Пьеса из этого же круга “Русская бабушка” построена, в сущности, на таком же механизме. Гиперреалистически, документально зафиксирован монолог восьмидесятишестилетней бабушки о тяжелом быте, об уходах в прекрасное прошлое и возвращениях в хлопотливое настоящее, о ее потерях и ее радостях. Прерывая нескончаемый и полный повторов монолог, идет удалая частушечная интермедия, где в бабушке прорывается мощь и сочность фольклорной культуры вместе с обсценной народной лексикой. В этом контексте она может означать только одно — витальный заряд, лихой бабий танец жизни, смеющейся над поползновениями смерти.

Тот же оптимистический заряд — на тему русской национальной кухни — можно увидеть в веселой и специфически сюжетной, авантюрной пьесе “Щи”. Здесь, в пространстве антиутопии, изображается тоталитарный, оскопленный мир, где возобладали экологическое движение и идеология “зеленых”. Мясная кухня объявлена вне закона и приравнена к уголовно наказуемым преступлениям. Фантастический перевертыш срабатывает весьма эффективно: ценности воровского мира, по которому живет наше современное общество, мгновенно преобразуются в ценности кухонно-деликатесной жизни. Сорокин допускает двойной сарказм — абсолютная готовность страны к тоталитарному мышлению и представление о том, что русский дух в русской же кухне, жирной и смачной, весь, так сказать, и выразился, улетучившись из кастрюльки.

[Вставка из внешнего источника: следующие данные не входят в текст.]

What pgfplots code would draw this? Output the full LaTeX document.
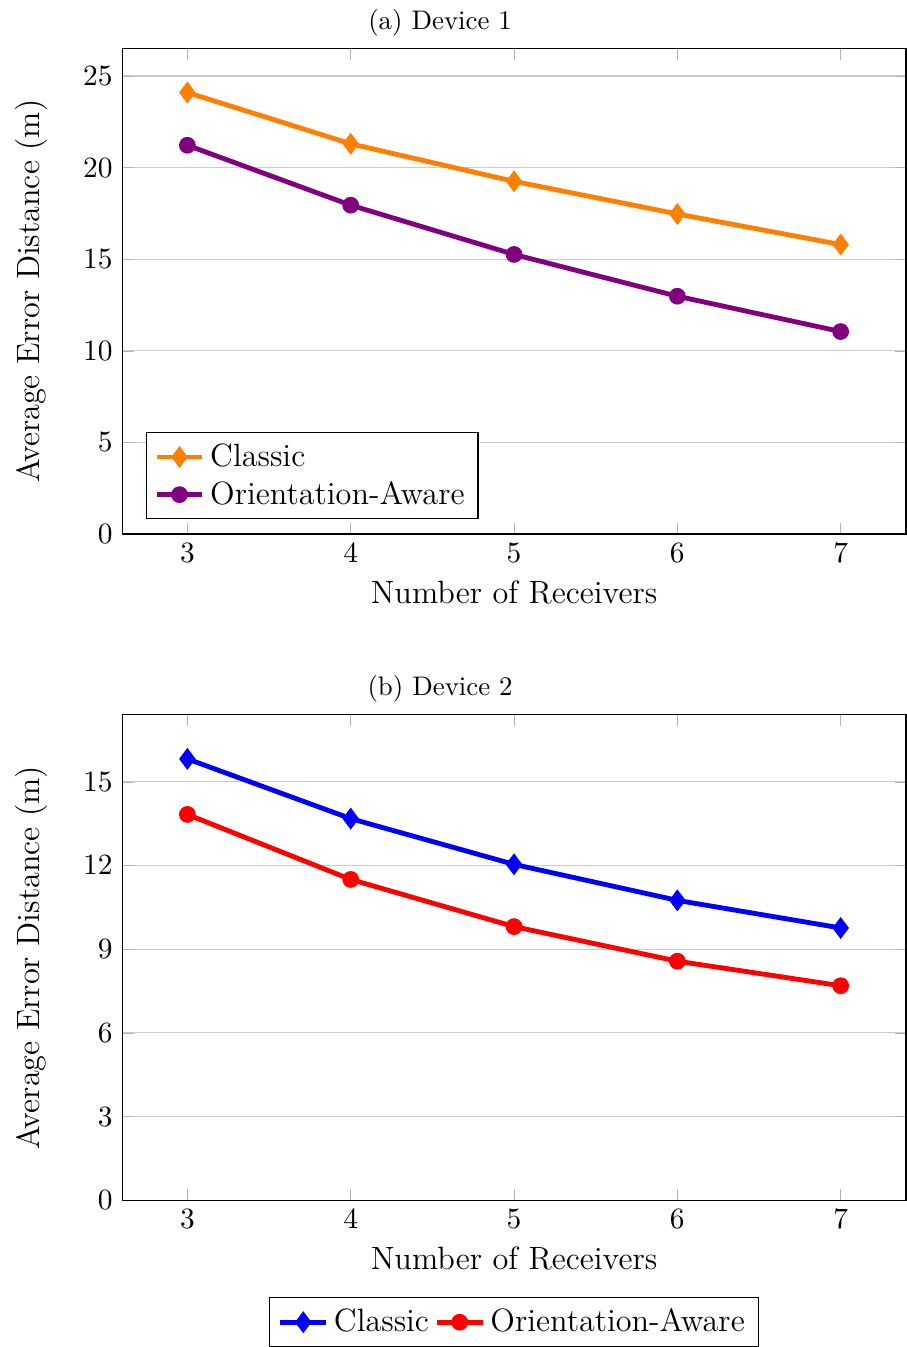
\documentclass[border=0pt]{standalone}
\usepackage{pgfplots}
\pgfplotsset{compat=1.18}
\definecolor{cpurple}{RGB}{128,0,128}
\definecolor{corange}{RGB}{255,128,0}
\begin{document}
\begin{tikzpicture}
\pgfplotsset{
  myaxis/.style={
    width=291.8pt, height=180.7pt, scale only axis,
    xmin=2.6, xmax=7.4, ymin=0,
    xtick={3,4,5,6,7},
    xlabel={Number of Receivers},
    ylabel={Average Error Distance (m)},
    label style={font=\large},
    ylabel shift=3.8pt,
    ylabel style={inner ysep=5.8pt},
    tick label style={font=\fontsize{10.5}{13}\selectfont},
    legend style={font=\large},
    ymajorgrids, grid style={gray!40},
    major tick style={gray!60},
    title style={font=\fontsize{10}{12}\selectfont, at={(0.4057,1)}, yshift=-4.8pt},
    legend cell align=left,
  }
}
\begin{axis}[myaxis, name=ax1, title={(a) Device 1}, ymax=26.5,
  ytick={0,5,10,15,20,25},
  legend pos=south west]
\addplot[corange, line width=1.8pt, mark=diamond*, mark size=2.6pt] coordinates {(3,24.1) (4,21.3) (5,19.25) (6,17.47) (7,15.8)};
\addlegendentry{Classic}
\addplot[cpurple, line width=1.8pt, mark=*, mark size=2.2pt] coordinates {(3,21.22) (4,17.95) (5,15.26) (6,12.98) (7,11.05)};
\addlegendentry{Orientation-Aware}
\end{axis}
\begin{axis}[myaxis, at={(0,-248pt)}, title={(b) Device 2}, ymax=17.4,
  ytick={0,3,6,9,12,15},
  legend style={at={(0.5,-0.2)}, anchor=north, legend columns=2}]
\addplot[blue, line width=1.8pt, mark=diamond*, mark size=2.6pt] coordinates {(3,15.82) (4,13.68) (5,12.04) (6,10.75) (7,9.76)};
\addlegendentry{Classic}
\addplot[red, line width=1.8pt, mark=*, mark size=2.2pt] coordinates {(3,13.83) (4,11.5) (5,9.81) (6,8.57) (7,7.69)};
\addlegendentry{Orientation-Aware}
\end{axis}
\end{tikzpicture}
\end{document}
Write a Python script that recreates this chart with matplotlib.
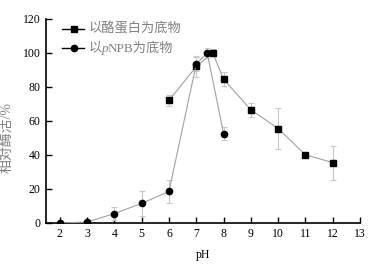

Борщ Московский, Рассольник и Царская Уха из уголовного подполья распрекрасно правят страной “экошвайнов”.

“Дисморфомания” (поставлена Алексеем Левинским в Москве) и “Dostoevsky-trip” (поставлена — вслед за “Щами” — Валерием Беляковичем в Москве, а в Новосибирске — Юрием Урновым) и еще несколько незначительных текстов (например, “Юбилей”) складываются в другой цикл. Здесь странные герои в странной диспозиции, прожив часть своей жизни, обнаруживают себя играющими другую жизнь — жизнь внутри классической литературы. Это разрушительный иронический жест в сторону классики, попытка обессмыслить ее ценности, поместив “цитатные” слова и жесты внутрь современной ситуации. В “Дисморфомании” вольный коллаж из шекспировских пьес разыгрывают больные дисморфоманией — люди с психическим расстройством, которым мерещатся уродства на их нормальных телах. Врачи отбирают у больных их орудия — изделия, которыми они привыкли прикрывать свои мнимые недостатки, — и устраивают настоящий сеанс психотеатра. Шекспир дает тот уровень невротизма и массового психоза, драматизма и эмоционального расстройства, когда больные забывают о том, что мучило их всю жизнь. В слове “Дисморфомания” заключается разгадка этого цикла Сорокина. Дисморфомания дословно — “страсть к разрушению формы”. Классический театр в понимании Сорокина “разрывает” душу и действует как психотеатр на душевнобольных.